Zipf, Stern, and Lapp were also witnesses who testified at the congressional field hearing held by U.S. Rep. Jeff Van Drew (R-2nd) in Wildwood March 16. 

The focus of the hearing was the dramatic increase in whale and dolphin fatalities since early December 2022. The result was a continued call for a halt to offshore wind activities that have been singled out by state Republicans, among others, as a potential first or second cause of sea mammal disorientation and deaths. 

Polistina said, “No one can point with certainty to why” the number of sea mammal fatalities increased significantly.  

Asserting that “Cape May County is fully engaged on this issue,” Testa said the Senate Republicans are “following the science.” 

The testimony at the hearing did not stay focused on the sea mammal fatalities. Often, broader issues were raised about the impact of offshore wind on tourism, commercial and recreational fishing, and potentially disruptive impacts on navigation and marine communications. 

The witnesses dismissed the argument that sea mammal deaths were linked to ship strikes with no evidence that tied them to offshore wind preconstruction work.  

“You cannot find evidence if you do not look for it,” said DeVoe.  

She pointed to the number of sea mammal deaths in four months that she claimed were way in excess of a 20-year average of such fatalities. She also argued that whales are carbon stores that play a “vital role in reducing carbon levels.” 

Zipf made many of the same arguments she made at the Van Drew hearing: The ocean and its “vital ecosystems” are too important to risk major disruption due to insufficient environmental study prior to wind farm construction.  

She said 11 companies had been given the right to harass sea mammals as part of wind farm development activities. 

“It is plausible that wind farm activities are playing a direct or secondary role in sea mammal fatalities,” Zipf said, “yet we are greeted with an immediate denial when raising the issue.” 

Dean claimed that it was a “false argument” that the rise in sea mammal deaths predated wind farm activities. He referenced the 2016 Block Island, Rhode Island, wind turbine construction, arguing that offshore wind activity has always been coincident with the unusual “mortality event.” 

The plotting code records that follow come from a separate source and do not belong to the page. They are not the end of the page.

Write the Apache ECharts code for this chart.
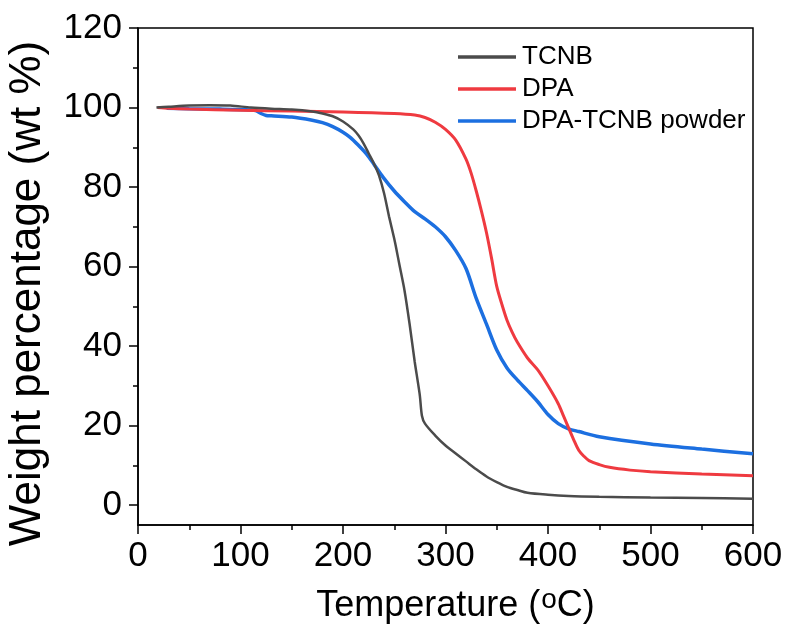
<!DOCTYPE html>
<html>
<head>
<meta charset="utf-8">
<script src="https://cdn.jsdelivr.net/npm/echarts@6/dist/echarts.min.js"></script>
<style>html,body{margin:0;padding:0;background:#fff}#c{width:789px;height:627px}</style>
</head>
<body>
<div id="c"></div>
<script>
var seriesNames = ['TCNB', 'DPA', 'DPA-TCNB powder'];
var colors = ['#4b4b4b', '#ef3a40', '#1c6fe0'];

var tcnbT = [18,30,50,70,90,110,130,150,170,180,190,200,210,215,220,225,230,235,240,245,250,252,255,260,265,270,273,275,277,280,290,300,310,320,330,340,350,360,370,380,400,420,450,500,550,600];
var tcnbW = [100.0,100.2,100.5,100.6,100.5,100.0,99.7,99.5,99.0,98.5,97.8,96.5,94.5,93,91,88.5,86,83,78.5,72.5,67,64.5,60.5,54,45.5,36,31,27.5,22.5,20.5,17.5,15,13,11,9,7.2,5.8,4.6,3.8,3.1,2.6,2.3,2.1,1.9,1.8,1.6];

var dpaT = [19,30,50,100,150,200,250,270,280,290,300,310,320,325,330,335,340,345,350,355,360,365,370,380,390,400,410,415,420,425,430,435,440,450,460,480,500,550,600];
var dpaW = [100.0,99.8,99.6,99.3,99.1,98.9,98.5,98.1,97.5,96.3,94.5,91.8,87,83.5,79,74,68.5,62,55,50.5,46.5,43.5,41,37,34,30,25.5,22.5,19.5,16.5,13.8,12.3,11.2,10.2,9.5,8.8,8.4,7.8,7.4];

var blendT = [28,50,80,110,115,120,125,130,150,170,180,190,200,207,215,223,230,239,250,260,270,280,290,300,310,320,330,340,350,360,370,380,390,400,410,420,430,450,500,550,600];
var blendW = [99.8,99.7,99.6,99.4,99.2,98.5,98.0,97.9,97.6,96.8,96.2,95.2,93.8,92.5,90.5,88.3,85.8,82.5,79,76.3,73.8,72,70,67.5,64,59.5,52,45.5,39,34.5,31.5,28.8,26,22.8,20.5,19.2,18.5,17.2,15.4,14.1,12.9];

var yMajorTicks = [0,20,40,60,80,100,120];
var yMinorTicks = [10,30,50,70,90,110];

function pairs(xs, ys){ return xs.map(function(x,i){ return [x, ys[i]]; }); }

var FONT = 'Liberation Sans';
var chart = echarts.init(document.getElementById('c'), null, {renderer:'canvas'});
var widths = [2.5, 3, 3.5];
var datas = [pairs(tcnbT,tcnbW), pairs(dpaT,dpaW), pairs(blendT,blendW)];

chart.setOption({
  animation: false,
  backgroundColor: '#fff',
  grid: {left: 138, right: 36, top: 28, bottom: 102, show: true, borderColor: '#000', borderWidth: 1.5, containLabel: false, outerBoundsMode: 'none'},
  legend: {
    orient: 'vertical', left: 453, top: 39, itemWidth: 58, itemHeight: 3.5, itemGap: 6, icon: 'rect',
    textStyle: {fontFamily: FONT, fontSize: 26, color: '#000', padding: [0,0,0,1]},
    data: seriesNames
  },
  xAxis: {
    type: 'value', min: 0, max: 600, interval: 100,
    name: 'Temperature ({s|o}C)', nameLocation: 'middle', nameGap: 61,
    nameTextStyle: {fontFamily: FONT, fontSize: 36, color: '#000', padding: [0, 0, 0, 20], rich: {s: {fontFamily: FONT, fontSize: 28, color:'#000', verticalAlign: 'top', padding:[0,0,13,1]}}},
    axisLine: {show: true, onZero: false, lineStyle: {color: '#000', width: 1.5}},
    axisTick: {show: true, length: 9, lineStyle: {color: '#000', width: 1.5}},
    minorTick: {show: true, splitNumber: 2, length: 5, lineStyle: {color: '#000', width: 1.5}},
    axisLabel: {fontFamily: FONT, fontSize: 35, color: '#000', margin: 14},
    splitLine: {show: false}
  },
  yAxis: [{
    type: 'value', min: -5, max: 120,
    name: 'Weight percentage (wt %)', nameLocation: 'middle', nameGap: 88, nameRotate: 90,
    nameTextStyle: {fontFamily: FONT, fontSize: 44, color: '#000', padding: [0, 34, 0, 0]},
    axisLine: {show: true, onZero: false, lineStyle: {color: '#000', width: 1.5}},
    axisTick: {show: true, length: 9, customValues: yMajorTicks, lineStyle: {color: '#000', width: 1.5}},
    axisLabel: {fontFamily: FONT, fontSize: 35, color: '#000', margin: 16, customValues: yMajorTicks},
    splitLine: {show: false}
  }, {
    type: 'value', min: -5, max: 120, position: 'left',
    axisLine: {show: false},
    axisTick: {show: true, length: 5, customValues: yMinorTicks, lineStyle: {color: '#000', width: 1.5}},
    axisLabel: {show: false},
    splitLine: {show: false}
  }],
  series: seriesNames.map(function(n, i){
    return {
      name: n, type: 'line', data: datas[i], symbol: 'none', smooth: 0.3,
      yAxisIndex: 0, z: 3 - i,
      lineStyle: {color: colors[i], width: widths[i]},
      itemStyle: {color: colors[i]}
    };
  })
});
</script>
</body>
</html>
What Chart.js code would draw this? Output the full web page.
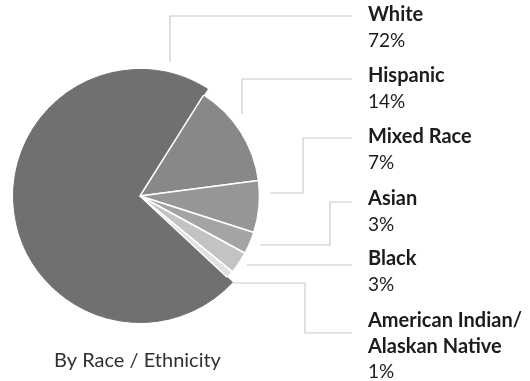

“This is just the beginning,” Dean added.  

He urged that the construction of the wind farms needs to be stopped before it begins. 

Kanitra spoke of the danger the wind farms presented to the quality of life at the shore. Claiming that the push from the state is intended to bolster Gov. Phil Murphy’s presidential run, Kanitra said the negative economic impacts from the offshore wind initiative will resonate through the state. 

Rucker dismissed what he said were the political lefts’ claims of an existential threat in the form of climate change, saying it is an argument “blown out of all proportion.”  

He argued that the “reckless net-zero policy” was doing harm and accomplishing little. 

For Stern, of Save LBI, the visual and auditory impact of the planned wind farms was unique, even in the world’s other locations that use offshore wind.  

He claimed the site selection process was flawed, even going so far as to say the completed wind farms will disrupt wind patterns so much that it will raise the temperature at the shore. 

Both Lapp and Hutchinson cited the potential harm to commercial and recreational fishing.  

Lapp spoke of “extreme levels of disturbance” that impacted sea mammals. She said Murphy and other officials knew of this high level of disturbance but considered it acceptable collateral damage for what she called their “radical agenda.” 

Hutchinson spoke of the “severe adverse impact” offshore wind will have for the recreational fishing industry. They spoke of the impact of the wind farms on fish behavior. He also argued that the wind farms will make navigation problematic, saying that the radar systems will not work inside the farms. 

As the over two-hour hearing came to a close, O’Scanlon said he found the information presented “fascinating and compelling.”  

Bucco characterized the offshore wind process as one that is “not fair, open, or transparent.”  

He added that “common sense dictates a pause” in offshore wind activity. 

Testa made an argument he has made before, “We have one chance to get this right or colossally wrong.”